Set the verbosity level as follows:

transformers.logging.set_verbosity_error()

wmathor commented 2 years ago

Set the verbosity level as follows:

transformers.logging.set_verbosity_error()

thank you so much!

nreimers commented 2 years ago

I'm using the Trainer class with a dataset that I stream (as it is too large) and perform on-the-fly tokenization (i.e. each mini-batch is passed to the tokenizer). Sadly this warning appears constantly with every mini-batch which is quite annoying.

Sadly transformers.logging.set_verbosity_error() doesn't work in the multi-process setup (I use the trainer with multiple GPUs). Also it removes logs from the trainer that are quite relevant / interesting.

Would be great if this warning could be removed / or changed so that it is only printed once.

LysandreJik commented 2 years ago

Indeed, it could be done by using the following variable:

https://github.com/huggingface/transformers/blob/68810aa26c083fd97d976cef7ac65fdd9cc9b520/src/transformers/tokenization_utils_base.py#L1462-L1464

You can see an example of it used here:

https://github.com/huggingface/transformers/blob/68810aa26c083fd97d976cef7ac65fdd9cc9b520/src/transformers/tokenization_utils_base.py#L1486-L1490

Feel free to open a PR to offer this change!

nreimers commented 2 years ago

Thanks for the pointer @LysandreJik

Will create a PR on this

lextoumbourou commented 2 years ago

This warning can be pretty noisy when your batch size is low, and the dataset is big. It would be nice only to see this warning once, as nreimers mentioned.

For anyone coming from Google who cannot suppress the error with eduOS's solution. The nuclear option is to disable all warnings in Python like this:

import logging
logging.disable(logging.WARNING)

heya5 commented 2 years ago

I'm just confused by this sentence in the warning

So the returned list will always be empty even if some tokens have been removed. Does it mean I will get a empty returned list ??

Larleyt commented 2 years ago

I upvote for the last message. I've started getting this error when was using tokenizer with text_pair (context) argument. And after that I've tried to decode messages and... have got a 2/3 of them empty. Why? How to prevent that? It was ok without text_pair arg.

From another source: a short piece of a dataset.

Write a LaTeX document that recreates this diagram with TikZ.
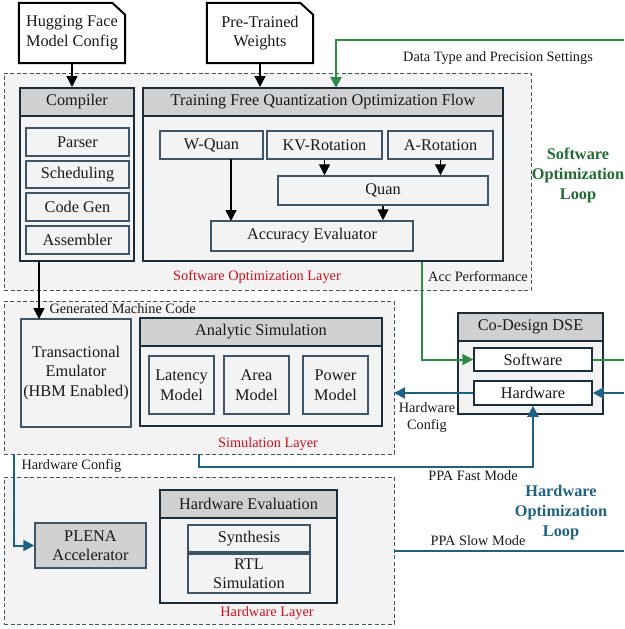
\documentclass[tikz,border=0pt]{standalone}
\usepackage{fontspec}
\setmainfont{Liberation Serif}
\usetikzlibrary{arrows.meta}
\definecolor{dk}{HTML}{1B2D3B}
\definecolor{slate}{HTML}{3D5566}
\definecolor{lgray}{HTML}{F3F3F3}
\definecolor{hgray}{HTML}{D0D0D0}
\definecolor{gcol}{HTML}{2F8A48}
\definecolor{gtext}{HTML}{1F6B30}
\definecolor{bcol}{HTML}{1F6185}
\definecolor{redt}{HTML}{D0101A}
\newcommand\mkbox[7]{\node[#1, minimum width={#5-#3}, minimum height={#6-#4}, inner sep=0pt] (#2) at ({(#3+#5)/2},{(#4+#6)/2}) {#7};}
\begin{document}
\begin{tikzpicture}[x=1pt,y=-1pt,
  every node/.style={font=\fontsize{16.3}{19.5}\selectfont, text=black!90, align=center},
  layer/.style={draw=slate, dash pattern=on 4pt off 2.5pt, fill=lgray, line width=1pt},
  outer/.style={draw=dk, line width=2pt, fill=lgray},
  hdr/.style={draw=dk, line width=2pt, fill=hgray},
  inner/.style={draw=slate, line width=1.5pt, fill=lgray},
  inwhite/.style={draw=dk, line width=1.5pt, fill=white},
  docshape/.style={draw=black, line width=2pt, fill=white},
  lbl/.style={font=\fontsize{14.3}{17}\selectfont},
  redlbl/.style={font=\fontsize{14.3}{17}\selectfont, text=redt},
  arr/.style={-{Triangle[length=11pt,width=11pt]}, line width=1.5pt, black},
  garr/.style={-{Triangle[length=11pt,width=11pt]}, line width=2pt, gcol},
  glin/.style={line width=2pt, gcol},
  barr/.style={-{Triangle[length=11pt,width=11pt]}, line width=2pt, bcol},
  blin/.style={line width=2pt, bcol},
  looplbl/.style={font=\fontsize{16.3}{20}\selectfont\bfseries}
]
\useasboundingbox (0,0) rectangle (624,629);

% layers
\mkbox{layer}{swl}{4}{73}{531}{290}{}
\mkbox{layer}{siml}{4}{301}{394}{454}{}
\mkbox{layer}{hwl}{4}{477}{394}{624}{}

% document inputs
\mkbox{}{hf}{19}{3}{125}{63}{}
\draw[docshape] (hf.south west) -- (hf.north west) -- ([xshift=-13pt]hf.north east) -- ([yshift=-12pt]hf.north east) -- (hf.south east) -- cycle;
\node (hft) at (hf) {Hugging Face\\Model Config};
\mkbox{}{ptw}{207}{3}{313}{63}{}
\draw[docshape] (ptw.south west) -- (ptw.north west) -- ([xshift=-13pt]ptw.north east) -- ([yshift=-12pt]ptw.north east) -- (ptw.south east) -- cycle;
\node (ptwt) at (ptw) {Pre-Trained\\Weights};

% compiler
\mkbox{outer}{comp}{20}{88}{134}{261}{}
\mkbox{hdr}{comph}{20}{88}{134}{116}{Compiler}
\mkbox{inner}{parser}{26}{128}{129}{156}{Parser}
\mkbox{inner}{sched}{26}{161}{129}{188}{Scheduling}
\mkbox{inner}{codegen}{26}{193}{129}{221}{Code Gen}
\mkbox{inner}{asm}{26}{226}{129}{254}{Assembler}

% training free
\mkbox{outer}{tf}{143}{88}{503}{261}{}
\mkbox{hdr}{tfh}{143}{88}{503}{116}{Training Free Quantization Optimization Flow}
\mkbox{inner}{wq}{160}{131}{263}{159}{W-Quan}
\mkbox{inner}{kv}{267}{131}{382}{159}{KV-Rotation}
\mkbox{inner}{ar}{388}{131}{493}{159}{A-Rotation}
\mkbox{inner}{quan}{278}{176}{488}{205}{Quan}
\mkbox{inner}{acc}{211}{221}{413}{251}{Accuracy Evaluator}

\draw[arr] (231,159) -- (231,221);
\draw[arr] (kv.south) -- (kv.south |- quan.north);
\draw[arr] (ar.south) -- (ar.south |- quan.north);
\draw[arr] (quan.south) -- (quan.south |- acc.north);

\node[redlbl] (swlt) at (257,277) {Software Optimization Layer};
\node[lbl] (accp) at (478,277) {Acc Performance};

% simulation layer
\mkbox{inner}{te}{21}{319}{131}{427}{Transactional\\Emulator\\(HBM Enabled)}
\mkbox{outer}{an}{140}{318}{382}{426}{}
\mkbox{hdr}{anh}{140}{318}{382}{346}{Analytic Simulation}
\mkbox{inner}{lat}{149}{356}{214}{414}{Latency\\Model}
\mkbox{inner}{area}{224}{356}{289}{414}{Area\\Model}
\mkbox{inner}{pow}{303}{356}{368}{414}{Power\\Model}
\node[redlbl] (simlt) at (268,444) {Simulation Layer};
\node[lbl, anchor=west] (gmc) at (46,309) {Generated Machine Code};

% co-design
\mkbox{outer}{cd}{458}{313}{603}{414}{}
\mkbox{hdr}{cdh}{458}{313}{603}{341}{Co-Design DSE}
\mkbox{inwhite}{sw}{474}{348}{592}{371}{Software}
\mkbox{inwhite}{hw}{474}{381}{592}{405}{Hardware}

% hardware layer
\node[draw=slate, line width=1.5pt, fill=hgray, minimum width=111, minimum height=45, inner sep=0pt] (plenab) at (90.5,545.5) {PLENA\\Accelerator};
\mkbox{outer}{he}{160}{490}{337}{603}{}
\mkbox{hdr}{heh}{160}{490}{337}{518}{Hardware Evaluation}
\mkbox{inner}{syn}{188}{525}{310}{552}{Synthesis}
\mkbox{inner}{rtl}{188}{554}{310}{593}{RTL\\Simulation}
\node[redlbl] (hwlt) at (267,613) {Hardware Layer};

% black arrows
\draw[arr] (hft.south |- hf.south) -- (hft.south |- comph.north);
\draw[arr] (ptwt.south |- ptw.south) -- (ptwt.south |- tfh.north);
\draw[arr] (39,261) -- (39,319);

% green loop
\coordinate (gtop) at (624,40);
\draw[garr] (gtop) -- (336,40) -- (336,88);
\node[lbl] (dtp) at (498,58) {Data Type and Precision Settings};
\draw[garr] (422,262) |- (sw.west);
\coordinate (gright) at (624,359.5);
\draw[glin] (sw.east) -- (gright);
\node[looplbl, text=gtext] (swloop) at (578,175) {Software\\Optimization\\Loop};

% blue loop
\coordinate (bright) at (624,393);
\draw[barr] (hw.west) -- (394,393);
\draw[barr] (bright) -- (hw.east);
\node[lbl] (hwc) at (427,418) {Hardware\\Config};
\draw[barr] (199,454) -- (199,467) -| (hw.south);
\node[lbl] (ppaf) at (473,476) {PPA Fast Mode};
\draw[barr] (14,454) |- (plenab.west);
\node[lbl, anchor=west] (hwc2) at (18,466) {Hardware Config};
\coordinate (bslow) at (624,551);
\draw[blin] (394,551) -- (bslow);
\node[lbl] (ppas) at (478,541) {PPA Slow Mode};
\node[looplbl, text=bcol] (hwloop) at (561,513) {Hardware\\Optimization\\Loop};
\end{tikzpicture}
\end{document}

searchivarius commented 1 year ago

Hi @nreimers @LysandreJik and others. This issue is still open and I found no respective deprecation warning in main. One quick fix that doesn't affect multiprocessing and global logging (at least not forever) is to set the logging level only before tokenization and restore it later. Yes, it is frustrating but it seems to work, e.g.:

        old_level = transformers.logging.get_verbosity()
        transformers.logging.set_verbosity_error()
        res : BatchEncoding = tok.batch_encode_plus(batch_text_or_text_pairs=input_list,
                                   padding='longest',
                                   #truncation='only_second',
                                   truncation='longest_first',
                                   return_tensors='pt')
        transformers.logging.set_verbosity(old_level)